2. The method of regenerating optical signals according to claim 1 whereby being also adapted for input optical signal with peaks possibly of a shape at halfway taking even more than 65% of bit time.

3. The method of regenerating optical signals according to claim 1 whereby being adapted for different kind of return to zero optical input signal.

4. The method of regenerating optical signals according to claim 1 whereby chirping the input optical signal before being supplied to the coupler of the nonlinear optical loop mirror.

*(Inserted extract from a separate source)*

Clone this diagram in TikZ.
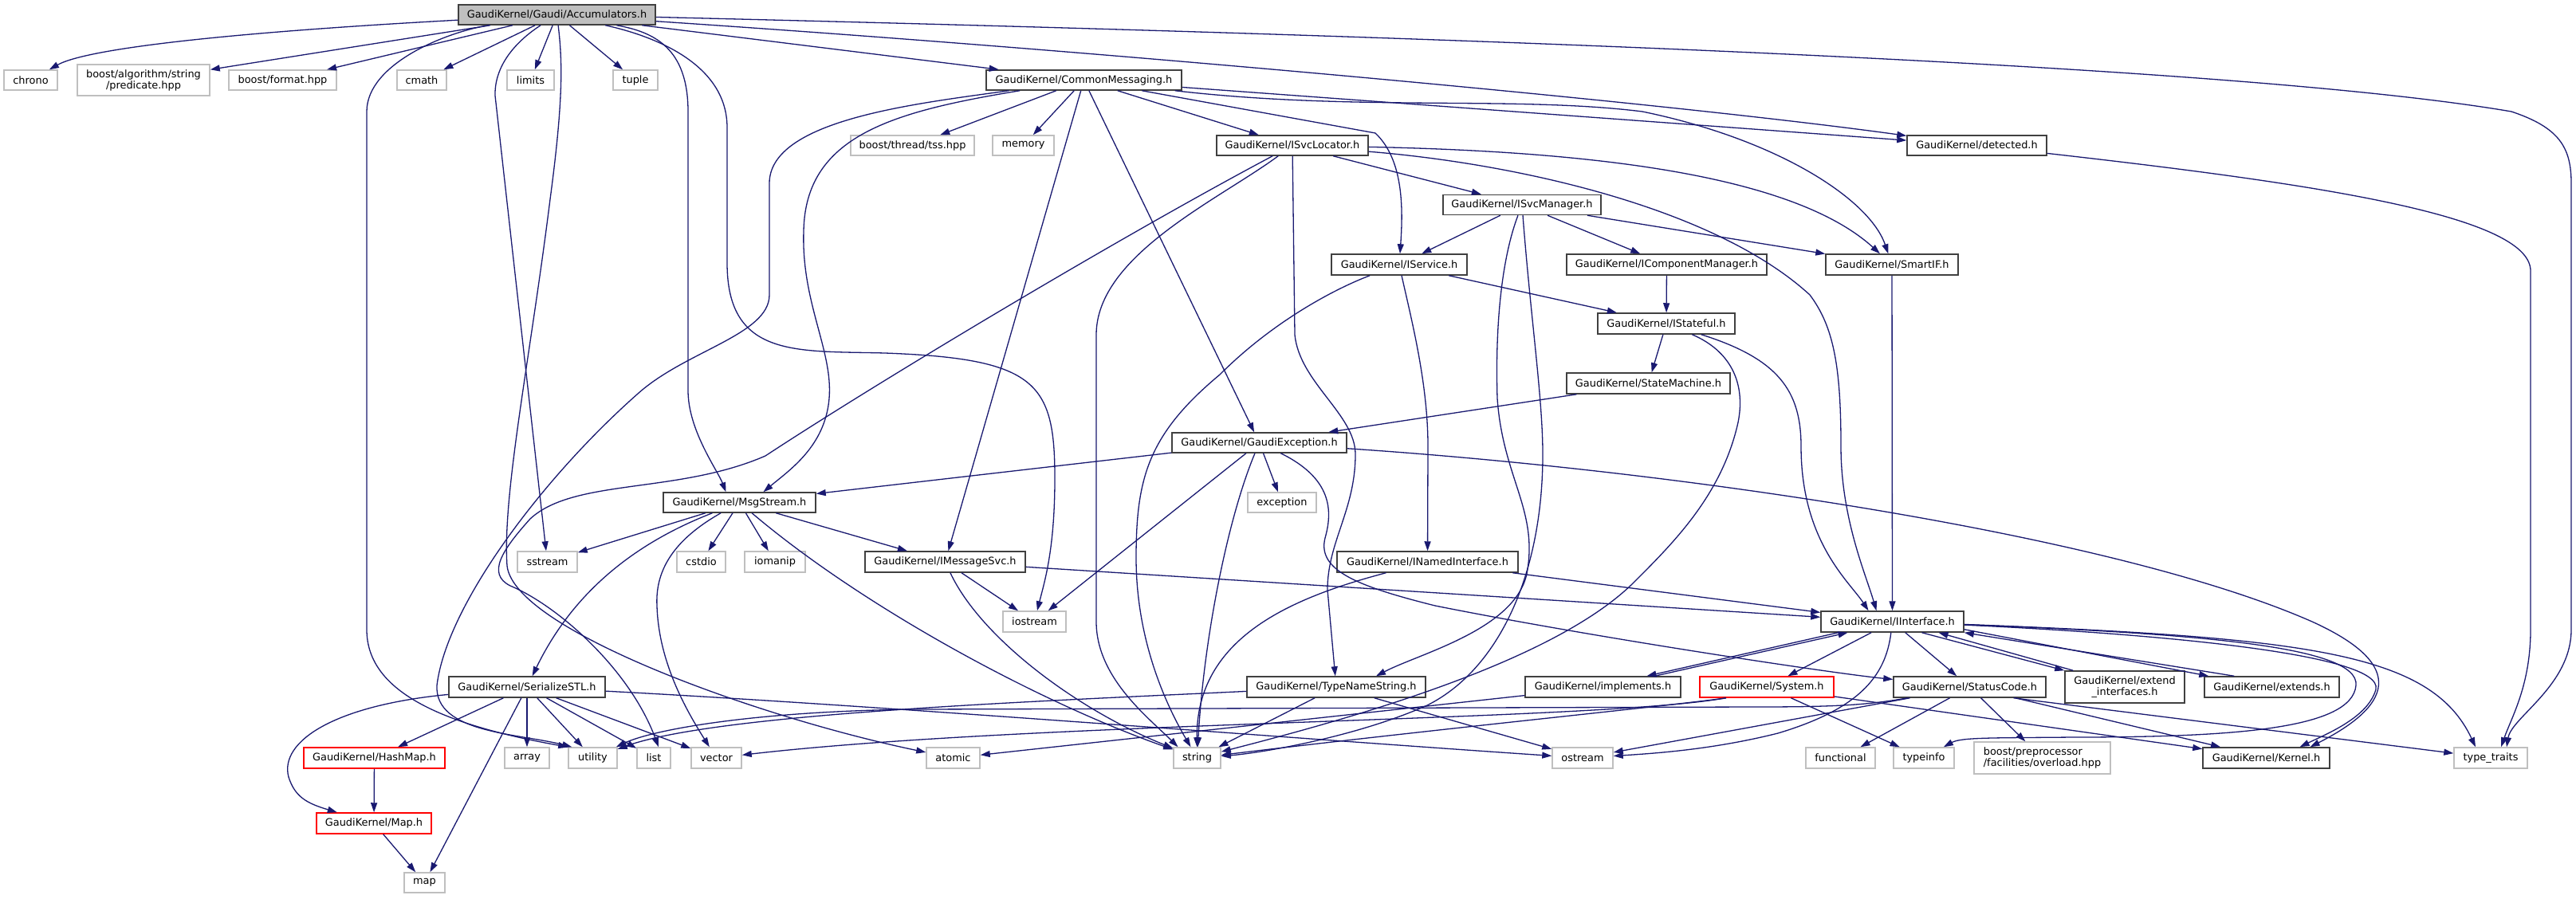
\documentclass[tikz,border=0pt]{standalone}
\usepackage{fontspec}
\setmainfont{DejaVu Sans}
\usetikzlibrary{arrows.meta}
\definecolor{edgec}{HTML}{191970}
\definecolor{extc}{HTML}{BFBFBF}
\definecolor{rootc}{HTML}{BFBFBF}
\definecolor{gkc}{HTML}{404040}
\newcommand\mknode[6]{\node[#1,minimum width=#4pt,minimum height=#5pt] (#2) at (#3) {#6};}
\tikzset{
  base/.style={rectangle, inner sep=0pt, line width=1.5pt, fill=white, font=\fontsize{12.9}{14}\selectfont, text=black},
  gk/.style={base, draw=gkc},
  ext/.style={base, draw=extc},
  redn/.style={base, draw=red},
  root/.style={base, draw=gkc, fill=rootc},
  edg/.style={draw=edgec, line width=1.3pt, -{Triangle[length=12pt,width=8pt]}},
}
\begin{document}
\begin{tikzpicture}[x=1pt,y=-1pt]
\fill[white] (0,0) rectangle (3231,1127);
\path[use as bounding box] (0,0) rectangle (3231,1127);
% nodes
\mknode{root}{acc}{698.5,18.5}{247}{25}{GaudiKernel/Gaudi/Accumulators.h}
\mknode{ext}{chrono}{38.5,100.5}{67}{25}{chrono}
\mknode{ext,align=center}{pred}{180,100.5}{166}{39}{boost/algorithm/string\\/predicate.hpp}
\mknode{ext}{fmt}{354.5,100.5}{135}{25}{boost/format.hpp}
\mknode{ext}{cmath}{529,100.5}{62}{25}{cmath}
\mknode{ext}{limits}{665.5,100.5}{59}{25}{limits}
\mknode{ext}{tuple}{797,100.5}{56}{25}{tuple}
\mknode{gk}{cm}{1359.5,100.5}{245}{25}{GaudiKernel/CommonMessaging.h}
\mknode{ext}{tss}{1144.5,182.5}{155}{25}{boost/thread/tss.hpp}
\mknode{ext}{memory}{1283.5,182.5}{77}{25}{memory}
\mknode{gk}{isl}{1621,182.5}{190}{25}{GaudiKernel/ISvcLocator.h}
\mknode{gk}{det}{2479.5,182.5}{175}{25}{GaudiKernel/detected.h}
\mknode{gk}{ism}{1909,257}{198}{25}{GaudiKernel/ISvcManager.h}
\mknode{gk}{isvc}{1755,332}{170}{26}{GaudiKernel/IService.h}
\mknode{gk}{icm}{2090.5,332}{251}{26}{GaudiKernel/IComponentManager.h}
\mknode{gk}{sif}{2373,332}{166}{26}{GaudiKernel/SmartIF.h}
\mknode{gk}{ist}{2090,406}{172}{26}{GaudiKernel/IStateful.h}
\mknode{gk}{sm}{2067.5,481}{205}{26}{GaudiKernel/StateMachine.h}
\mknode{gk}{gex}{1579.5,555.5}{219}{25}{GaudiKernel/GaudiException.h}
\mknode{ext}{exc}{1608,630.5}{86}{25}{exception}
\mknode{gk}{msg}{927.5,630.5}{191}{25}{GaudiKernel/MsgStream.h}
\mknode{ext}{sstream}{686.5,705}{75}{26}{sstream}
\mknode{ext}{cstdio}{879.5,705}{61}{26}{cstdio}
\mknode{ext}{iomanip}{972,705}{76}{26}{iomanip}
\mknode{gk}{ims}{1185.5,705}{201}{26}{GaudiKernel/IMessageSvc.h}
\mknode{gk}{ini}{1790.5,705}{227}{26}{GaudiKernel/INamedInterface.h}
\mknode{ext}{iostream}{1297.5,780}{79}{26}{iostream}
\mknode{gk}{ii}{2373.5,780}{179}{26}{GaudiKernel/IInterface.h}
\mknode{gk}{ser}{661,862}{196}{26}{GaudiKernel/SerializeSTL.h}
\mknode{gk}{tns}{1676,862}{224}{26}{GaudiKernel/TypeNameString.h}
\mknode{gk}{impl}{2010.5,862}{195}{26}{GaudiKernel/implements.h}
\mknode{redn}{sys}{2216,862}{168}{26}{GaudiKernel/System.h}
\mknode{gk}{sc}{2470.5,862}{191}{26}{GaudiKernel/StatusCode.h}
\mknode{gk,align=center}{extif}{2665,862}{150}{40}{GaudiKernel/extend\\\_interfaces.h}
\mknode{gk}{extends}{2849.5,862}{169}{26}{GaudiKernel/extends.h}
\mknode{redn}{hashmap}{469.5,951}{177}{26}{GaudiKernel/HashMap.h}
\mknode{ext}{array}{661,951}{56}{26}{array}
\mknode{ext}{utility}{743.5,951}{61}{26}{utility}
\mknode{ext}{list}{820,951}{42}{26}{list}
\mknode{ext}{vector}{898.5,951}{63}{26}{vector}
\mknode{ext}{atomic}{1195.5,951}{67}{26}{atomic}
\mknode{ext}{string}{1501.5,951}{59}{26}{string}
\mknode{ext}{ostream}{1985,951}{76}{26}{ostream}
\mknode{ext}{functional}{2308.5,951}{87}{26}{functional}
\mknode{ext}{typeinfo}{2413,951}{76}{26}{typeinfo}
\mknode{ext,align=left}{overload}{2561.5,951}{171}{40}{boost/preprocessor\\/facilities/overload.hpp}
\mknode{gk}{kernel}{2842.5,951}{159}{26}{GaudiKernel/Kernel.h}
\mknode{ext}{ttraits}{3124,951}{92}{26}{type\_traits}
\mknode{redn}{maph}{469,1033}{144}{26}{GaudiKernel/Map.h}
\mknode{ext}{map}{532.5,1107.5}{51}{25}{map}
% Accumulators.h
\draw[edg] (acc) .. controls (300,40) and (110,60) .. (chrono);
\draw[edg] (acc) -- (pred);
\draw[edg] (acc) -- (fmt);
\draw[edg] (acc) -- (cmath);
\draw[edg] (acc) -- (limits);
\draw[edg] (acc) -- (tuple);
\draw[edg] (acc) .. controls (560,40) and (460,80) .. (460,140) -- (460,790) .. controls (460,870) and (560,910) .. (utility.north west);
\draw[edg] (acc) .. controls (650,50) and (620,80) .. (621,120) -- (sstream);
\draw[edg] (acc) .. controls (706,80) and (706,130) .. (690,250) .. controls (665,450) and (630,620) .. (636,710) .. controls (645,790) and (950,900) .. (atomic);
\draw[edg] (acc) .. controls (820,45) and (912,80) .. (912,160) -- (912,330) .. controls (912,450) and (1000,440) .. (1110,443) .. controls (1300,450) and (1323,480) .. (1323,600) .. controls (1323,690) and (1310,730) .. (iostream);
\draw[edg] (acc) .. controls (820,40) and (863,60) .. (863,140) -- (863,490) .. controls (863,540) and (900,590) .. ([xshift=-17pt]msg.north);
\draw[edg] (acc) -- (cm);
\draw[edg] (acc) .. controls (1400,65) and (2100,130) .. (det);
\draw[edg] (acc) .. controls (1800,45) and (2800,80) .. (3150,140) .. controls (3210,160) and (3225,185) .. (3225,230) -- (3225,790) .. controls (3225,860) and (3150,900) .. ([xshift=20pt]ttraits.north);
% CommonMessaging.h
\draw[edg] (cm) .. controls (1150,130) and (965,150) .. (965,230) -- (965,370) .. controls (965,420) and (860,440) .. (800,494) .. controls (680,600) and (560,760) .. (548,860) .. controls (545,920) and (650,920) .. ([xshift=5pt]utility.north west);
\draw[edg] (cm) .. controls (1120,140) and (1010,170) .. (1008,290) .. controls (1005,380) and (1045,440) .. (1040,500) .. controls (1035,560) and (990,590) .. ([xshift=30pt]msg.north);
\draw[edg] (cm) -- (tss);
\draw[edg] (cm) -- (memory);
\draw[edg] (cm) -- (ims);
\draw[edg] (cm) -- (gex);
\draw[edg] (cm) -- (isl);
\draw[edg] (cm) -- (1725,167) .. controls (1760,200) and (1760,260) .. (isvc);
\draw[edg] (cm) .. controls (1700,140) and (1900,120) .. (2060,140) .. controls (2230,175) and (2345,250) .. (sif);
\draw[edg] (cm) -- (det);
% ISvcLocator.h
\draw[edg] (isl) .. controls (1400,300) and (1100,480) .. (960,572) .. controls (850,620) and (720,600) .. (665,651) .. controls (630,690) and (610,720) .. (640,735) .. controls (700,760) and (790,840) .. ([xshift=6pt]list.north);
\draw[edg] (isl) .. controls (1530,250) and (1375,320) .. (1375,420) -- (1375,780) .. controls (1375,850) and (1440,900) .. ([xshift=-24pt]string.north);
\draw[edg] (isl) -- (1624,420) .. controls (1630,480) and (1700,520) .. (1700,570) .. controls (1700,640) and (1665,680) .. (1665,740) -- (tns);
\draw[edg] (isl) -- (ism);
\draw[edg] (isl) .. controls (2000,190) and (2250,220) .. (sif);
\draw[edg] (isl) .. controls (1900,205) and (2150,260) .. (2270,370) .. controls (2300,410) and (2309,460) .. (2309,560) .. controls (2309,650) and (2340,720) .. ([xshift=-20pt]ii.north);
% ISvcManager.h
\draw[edg] (ism) -- (isvc);
\draw[edg] (ism) .. controls (1885,320) and (1875,400) .. (1878,500) .. controls (1885,600) and (1930,640) .. (1915,720) .. controls (1900,790) and (1780,820) .. ([xshift=50pt]tns.north);
\draw[edg] (ism) .. controls (1920,400) and (1935,500) .. (1935,570) .. controls (1935,720) and (1880,840) .. (1790,885) .. controls (1700,925) and (1580,945) .. (string);
\draw[edg] (ism) -- (icm);
\draw[edg] (ism) -- (sif);
% IService.h
\draw[edg] (isvc) .. controls (1680,360) and (1600,400) .. (1530,470) .. controls (1440,545) and (1425,600) .. (1425,700) .. controls (1425,800) and (1460,880) .. (string);
\draw[edg] (isvc) .. controls (1770,400) and (1791,480) .. (1791,560) -- (ini);
\draw[edg] (isvc) -- (ist);
% misc
\draw[edg] (icm) -- (ist);
\draw[edg] (sif) -- (ii);
\draw[edg] (det) .. controls (2900,230) and (3174,270) .. (3174,340) -- (3174,790) .. controls (3174,860) and (3150,900) .. ([xshift=13pt]ttraits.north);
% IStateful.h
\draw[edg] (ist) -- (sm);
\draw[edg] (ist) .. controls (2170,440) and (2190,480) .. (2180,530) .. controls (2160,620) and (2100,680) .. (2050,730) .. controls (1950,830) and (1700,900) .. (string);
\draw[edg] (ist) .. controls (2230,450) and (2259,490) .. (2259,560) .. controls (2259,680) and (2320,730) .. ([xshift=-30pt]ii.north);
\draw[edg] (sm) -- (gex);
% GaudiException.h
\draw[edg] (gex) -- (msg);
\draw[edg] (gex) -- (iostream);
\draw[edg] (gex) .. controls (1540,650) and (1510,800) .. (string);
\draw[edg] (gex) -- (exc);
\draw[edg] (gex) .. controls (1670,600) and (1672,640) .. (1662,675) .. controls (1652,715) and (1700,735) .. (1800,760) .. controls (2000,800) and (2300,845) .. (sc);
\draw[edg] (gex) .. controls (2100,590) and (2650,670) .. (2900,780) .. controls (3010,830) and (3010,880) .. ([xshift=55pt]kernel.north);
% MsgStream.h
\draw[edg] (msg) -- (sstream);
\draw[edg] (msg) .. controls (800,680) and (720,740) .. (ser);
\draw[edg] (msg) .. controls (840,680) and (822,720) .. (824,760) .. controls (826,830) and (860,890) .. (vector);
\draw[edg] (msg) -- (cstdio);
\draw[edg] (msg) -- (iomanip);
\draw[edg] (msg) .. controls (1080,760) and (1300,880) .. (string);
\draw[edg] (msg) -- (ims);
% IMessageSvc.h
\draw[edg] (ims) -- (iostream);
\draw[edg] (ims) .. controls (1230,800) and (1350,890) .. (string);
\draw[edg] (ims) -- (ii);
% INamedInterface.h
\draw[edg] (ini) -- (ii);
\draw[edg] (ini) .. controls (1620,750) and (1500,800) .. (string);
% IInterface.h
\draw[edg] ([xshift=-68pt]ii.south) -- ([xshift=55pt]impl.north);
\draw[edg] ([xshift=65pt]impl.north) -- ([xshift=-56pt]ii.south);
\draw[edg] (ii) -- (sys);
\draw[edg] (ii) .. controls (2365,850) and (2330,890) .. (2230,920) .. controls (2150,940) and (2080,945) .. (ostream);
\draw[edg] (ii) -- (sc);
\draw[edg] ([xshift=37pt]ii.south) -- (extif.north west);
\draw[edg] ([xshift=11pt]extif.north west) -- ([xshift=58pt]ii.south);
\draw[edg] ([yshift=4pt]ii.south east) -- ([xshift=6pt]extends.north west);
\draw[edg] ([xshift=38pt]extends.north west) -- (ii.south east);
\draw[edg] (ii) .. controls (2700,795) and (2990,820) .. (2980,865) .. controls (2970,900) and (2920,920) .. ([xshift=42pt]kernel.north);
\draw[edg] (ii) .. controls (2750,795) and (2960,810) .. (2955,860) .. controls (2950,915) and (2800,925) .. (2600,925) .. controls (2500,926) and (2460,925) .. (typeinfo);
\draw[edg] (ii) .. controls (2900,800) and (3050,820) .. ([xshift=-19pt]ttraits.north);
% implements.h
\draw[edg] (impl) -- (atomic);
% System.h
\draw[edg] ([xshift=-51pt]sys.south) .. controls (2100,885) and (1800,915) .. (string);
\draw[edg] ([xshift=-51pt]sys.south) .. controls (2000,905) and (1300,905) .. (vector);
\draw[edg] (sys) -- (typeinfo);
\draw[edg] (sys) -- (kernel);
% StatusCode.h
\draw[edg] (sc) .. controls (2340,885) and (2300,887) .. (2200,887) -- (1150,890) .. controls (950,892) and (820,915) .. (utility);
\draw[edg] (sc) -- (ostream);
\draw[edg] (sc) -- (functional);
\draw[edg] (sc) -- (overload);
\draw[edg] (sc) -- (kernel);
\draw[edg] ([xshift=55pt]sc.south) -- (ttraits);
% TypeNameString.h
\draw[edg] (tns) .. controls (1300,880) and (900,895) .. (utility);
\draw[edg] (tns) -- (string);
\draw[edg] (tns) -- (ostream);
% SerializeSTL.h
\draw[edg] (ser) -- (hashmap);
\draw[edg] (ser) -- (map);
\draw[edg] (ser) -- (array);
\draw[edg] (ser) -- (utility);
\draw[edg] (ser) -- (list);
\draw[edg] (ser) -- (vector);
\draw[edg] (ser) .. controls (1100,885) and (1600,925) .. (ostream);
\draw[edg] (ser) .. controls (420,885) and (350,930) .. (362,975) .. controls (370,1000) and (385,1008) .. (maph);
% HashMap / Map
\draw[edg] (hashmap) -- (maph);
\draw[edg] (maph) -- (map);
\end{tikzpicture}
\end{document}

5. An optical regenerator for optical signals comprising a nonlinear optical loop mirror with an optical coupler including first and second optical paths forming an optical loop path including a first and a second fibers of different properties as to transmitted optical signal wherein the first and second optical fibers have dispersion of opposite sign and that the nonlinear optical loop mirror comprises a further optical fiber with a highly nonlinear property and with almost no dispersion at least for the applied optical signal, said further optical fiber being part of said optical loop and directionally coupled to said first and second fiber.

6. The optical regenerator according to claim 5 wherein it is also adapted for regenerating optical signal with peaks of a shape at halfway being even more than 65% of bit time wide.

7. The optical regenerator according to claim 5 wherein it is adapted to be possibly used inside a dispersion-managed transmission line.